Hoewel [verzoeker] te gelden heeft als de in het ongelijk gestelde partij, zal Avrotros in de proceskosten worden veroordeeld. Reden hiervoor is dat Avrotros in strijd met het bepaalde in artikel 7:665a BW nagelaten heeft [verzoeker] tijdig in kennis te stellen van de overgang van onderneming alsmede over de juridische, economische en sociale gevolgen van de overgang van onderneming voor [verzoeker] . Immers heeft Avrotros - nadat NPO op 9 november 2017 al besloten had om vanaf 1 januari 2018 de zendtijd op radio 1 op zaterdagochtend van 8.30 uur tot 11.00 uur ter beschikking te stellen Omroep MAX – [verzoeker] pas per e-mail van 22 december 2017 hierover geïnformeerd. In deze e-mail is [verzoeker] niet (duidelijk) medegedeeld dat sprake zou zijn van een overgang van onderneming. Zo is in die e-mail bericht dat voor [verzoeker] na 1 januari 2018 passende werkzaamheden zullen worden gezocht bij Avrotros en dat als [verzoeker] bij Omroep MAX in dienst wil komen het aan hem is om te bepalen of hij de voorwaarden waaronder Omroep MAX hem wil aannemen acceptabel acht. Nadat [verzoeker] hierover vragen stelde werd door Avrotros per e-mail van 27 december 2018 medegedeeld dat sprake is van een overgang van onderneming, maar deelde zij [verzoeker] tevens mede dat hij de keuze heeft om voor Omroep MAX te gaan werken of bij Avrotros in dienst te blijven. Nadat [verzoeker] per e-mail van 28 december 2017 vroeg hem nader te informeren, heeft Avrotros in de
e-mail van 29 december 2017 volstaan met de mededeling dat de arbeidsovereenkomst met Avrotros als beëindigd wordt beschouwd en dat [verzoeker] een eindafrekening tegemoet kan zien. Ook nadat de gemachtigde van [verzoeker] per brief van 24 januari 2018 mededeelde dat het onduidelijk is waarom sprake is van een overgang van onderneming, koos (de gemachtigde van) Avrotros ervoor niet inhoudelijk te reageren.
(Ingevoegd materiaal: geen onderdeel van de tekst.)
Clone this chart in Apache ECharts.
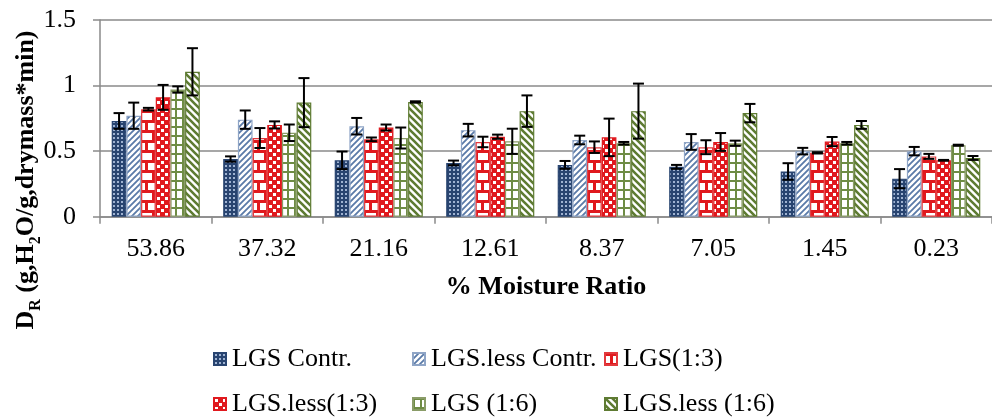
<!DOCTYPE html>
<html><head><meta charset="utf-8">
<script src="https://cdn.jsdelivr.net/npm/echarts@6/dist/echarts.min.js"></script>
<style>html,body{margin:0;padding:0;background:#fff}#c{width:992px;height:419px}</style>
</head><body><div id="c"></div>
<script>
const categories = ['53.86','37.32','21.16','12.61','8.37','7.05','1.45','0.23'];
const seriesNames = ['LGS Contr.','LGS.less Contr.','LGS(1:3)','LGS.less(1:3)','LGS (1:6)','LGS.less (1:6)'];
const yTicks = [0, 0.5, 1, 1.5];

const lgsContr        = [0.73, 0.44, 0.43, 0.41, 0.395, 0.38, 0.345, 0.29];
const lgsContrErr     = [0.06, 0.02, 0.067, 0.018, 0.03, 0.015, 0.063, 0.073];
const lgsLessContr    = [0.77, 0.74, 0.69, 0.66, 0.585, 0.57, 0.50, 0.50];
const lgsLessContrErr = [0.10, 0.07, 0.063, 0.048, 0.033, 0.06, 0.025, 0.032];
const lgs13           = [0.82, 0.60, 0.59, 0.57, 0.53, 0.53, 0.487, 0.46];
const lgs13Err        = [0.01, 0.076, 0.014, 0.04, 0.044, 0.053, 0.005, 0.019];
const lgsLess13       = [0.91, 0.70, 0.68, 0.61, 0.605, 0.57, 0.573, 0.43];
const lgsLess13Err    = [0.095, 0.027, 0.023, 0.016, 0.143, 0.068, 0.035, 0.003];
const lgs16           = [0.97, 0.64, 0.60, 0.575, 0.56, 0.56, 0.56, 0.545];
const lgs16Err        = [0.024, 0.063, 0.08, 0.096, 0.01, 0.02, 0.01, 0.004];
const lgsLess16       = [1.105, 0.87, 0.875, 0.805, 0.805, 0.79, 0.70, 0.448];
const lgsLess16Err    = [0.18, 0.187, 0.005, 0.12, 0.21, 0.07, 0.03, 0.015];

const values = [lgsContr, lgsLessContr, lgs13, lgsLess13, lgs16, lgsLess16];
const errors = [lgsContrErr, lgsLessContrErr, lgs13Err, lgsLess13Err, lgs16Err, lgsLess16Err];

function tile(w, h, draw) {
  const c = document.createElement('canvas');
  c.width = w; c.height = h;
  const g = c.getContext('2d');
  draw(g, w, h);
  return { image: c, repeat: 'repeat' };
}
const NAVY = '#284470', STEEL = '#5A7AA8', RED = '#E0191E', GREEN = '#5E7B32';
const patterns = [
  tile(4, 4, (g) => { g.fillStyle = NAVY; g.fillRect(0,0,4,4); g.fillStyle = '#9FB3D2'; g.fillRect(1,1,2,2); }),
  tile(6, 6, (g, w, h) => { g.fillStyle = '#fff'; g.fillRect(0,0,w,h); g.strokeStyle = STEEL; g.lineWidth = 1.8;
    g.beginPath(); g.moveTo(-1, h+1); g.lineTo(w+1, -1); g.moveTo(-1, 1); g.lineTo(1, -1); g.moveTo(w-1, h+1); g.lineTo(w+1, h-1); g.stroke(); }),
  tile(14, 20, (g) => { g.fillStyle = RED; g.fillRect(0,0,14,20); g.fillStyle = '#fff';
    g.fillRect(0,3,5,7); g.fillRect(8,3,6,7); g.fillRect(2,13,10,7); }),
  tile(8, 8, (g) => { g.fillStyle = RED; g.fillRect(0,0,8,8); g.fillStyle = '#fff'; g.fillRect(1,1,3,3); g.fillRect(5,5,3,3); }),
  tile(7, 9, (g) => { g.fillStyle = '#fff'; g.fillRect(0,0,7,9); g.fillStyle = '#6E8C44'; g.fillRect(0,0,7,2); g.fillRect(0,0,2,9); }),
  tile(7, 7, (g, w, h) => { g.fillStyle = '#fff'; g.fillRect(0,0,w,h); g.strokeStyle = GREEN; g.lineWidth = 2.6;
    g.beginPath(); g.moveTo(-1, -1); g.lineTo(w+1, h+1); g.moveTo(w-1, -1); g.lineTo(w+1, 1); g.moveTo(-1, h-1); g.lineTo(1, h+1); g.stroke(); })
];
const borders = ['#284470', '#8FA5C6', '#E2393D', '#E0191E', '#8A9C68', '#5E7B32'];

const FONT = 'Liberation Serif';
const GAP = 0.21;

const chart = echarts.init(document.getElementById('c'), null, { renderer: 'canvas' });

const barSeries = seriesNames.map((n, i) => ({
  name: n, type: 'bar', data: values[i],
  barGap: '0%', barCategoryGap: (GAP * 100) + '%',
  itemStyle: { color: patterns[i], borderColor: borders[i], borderWidth: 1.2 },
  emphasis: { disabled: true }
}));

const errData = [];
values.forEach((arr, s) => arr.forEach((v, k) => errData.push([k, v, errors[s][k], s])));

const errSeries = {
  type: 'custom', silent: true, z: 10,
  encode: { x: 0, y: 1 },
  data: errData,
  renderItem: function (params, api) {
    const cat = api.value(0), v = api.value(1), e = api.value(2), s = api.value(3);
    const catW = api.size([1, 0])[0];
    const groupW = catW * (1 - GAP);
    const barW = groupW / 6;
    const c = api.coord([cat, v]);
    const x = c[0] - groupW / 2 + (s + 0.5) * barW;
    const yt = api.coord([cat, v + e])[1], yb = api.coord([cat, v - e])[1];
    const hw = 5.5;
    const st = { stroke: '#000', lineWidth: 2 };
    return { type: 'group', children: [
      { type: 'line', shape: { x1: x, y1: yt, x2: x, y2: yb }, style: st },
      { type: 'line', shape: { x1: x - hw, y1: yt, x2: x + hw, y2: yt }, style: st },
      { type: 'line', shape: { x1: x - hw, y1: yb, x2: x + hw, y2: yb }, style: st }
    ]};
  }
};

const legendPos = [[213, 346], [412, 346], [604, 346], [213, 391], [412, 391], [604, 391]];
const legends = seriesNames.map((n, i) => ({
  data: [n], left: legendPos[i][0], top: legendPos[i][1], padding: 0,
  icon: 'rect', itemWidth: 12, itemHeight: 12, selectedMode: false,
  textStyle: { fontFamily: FONT, fontSize: 26, color: '#000', padding: [0, 0, 0, 1] }
}));

chart.setOption({
  animation: false,
  backgroundColor: '#fff',
  grid: { left: 100, top: 20, width: 900, height: 196.7 },
  legend: legends,
  xAxis: {
    type: 'category', data: categories,
    axisLine: { lineStyle: { color: '#8a8a8a', width: 1.5 } },
    axisTick: { show: true, length: 7, lineStyle: { color: '#8a8a8a', width: 1.5 } },
    axisLabel: { fontFamily: FONT, fontSize: 26, color: '#000', margin: 19 },
    name: '% Moisture Ratio', nameLocation: 'middle', nameGap: 58,
    nameTextStyle: { fontFamily: FONT, fontSize: 26, fontWeight: 'bold', color: '#000' }
  },
  yAxis: {
    type: 'value', min: yTicks[0], max: yTicks[yTicks.length - 1], interval: 0.5,
    axisLine: { show: true, lineStyle: { color: '#8a8a8a', width: 1.5 } },
    axisTick: { show: true, length: 7, lineStyle: { color: '#8a8a8a', width: 1.5 } },
    splitLine: { lineStyle: { color: '#8a8a8a', width: 1.5 } },
    axisLabel: { fontFamily: FONT, fontSize: 26, color: '#000', margin: 24 }
  },
  graphic: [{
    type: 'text', x: 26, y: 180, rotation: Math.PI / 2,
    style: {
      text: '{b|D}{s|R}{b| (g,H}{s|2}{b|O/g,drymass*min)}',
      align: 'center', verticalAlign: 'middle',
      rich: {
        b: { fontFamily: FONT, fontSize: 26, fontWeight: 'bold', fill: '#000', lineHeight: 36, verticalAlign: 'middle' },
        s: { fontFamily: FONT, fontSize: 16, fontWeight: 'bold', fill: '#000', lineHeight: 16, verticalAlign: 'bottom' }
      }
    }
  }],
  series: barSeries.concat([errSeries])
});
</script>
</body></html>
De onduidelijkheid bij [verzoeker] over de vraag of sprake is van een overgang van onderneming is dan ook voorstelbaar, evenals het feit dat hij deze procedure is begonnen. Deze procedure had (wellicht) voorkomen kunnen worden, als Avrotros [verzoeker] (als goed werkgever) tijdig, volledig en juist had ingelicht over de overgang van onderneming. De door [verzoeker] gevorderde proceskostenveroordeling zal derhalve worden toegewezen.
5.13.
Ook de door [verzoeker] gevorderde wettelijke rente over de proceskosten is toewijsbaar.
Uitvoerbaar bij voorraadverklaring
5.14.
De gevorderde uitvoerbaar bij voorraadverklaring, waartegen geen verweer is gevoerd, zal eveneens worden toegewezen.

6.De beslissing

De kantonrechter:
6.1.
veroordeelt Avrotros in de proceskosten, aan de zijde van [verzoeker] tot op heden begroot op € 600,00 te vermeerderen met de wettelijke rente als bedoeld in artikel 6:119 BW, berekend vanaf veertien dagen na de datum van deze beschikking tot de dag van volledige betaling;
6.2.
verklaart de veroordeling onder 6.1 uitvoerbaar bij voorraad;
6.3.
wijst het meer of anders verzochte af.
Deze beschikking is gegeven door mr. M.M.J. Schoenaker en in het openbaar uitgesproken op 20 april 2018.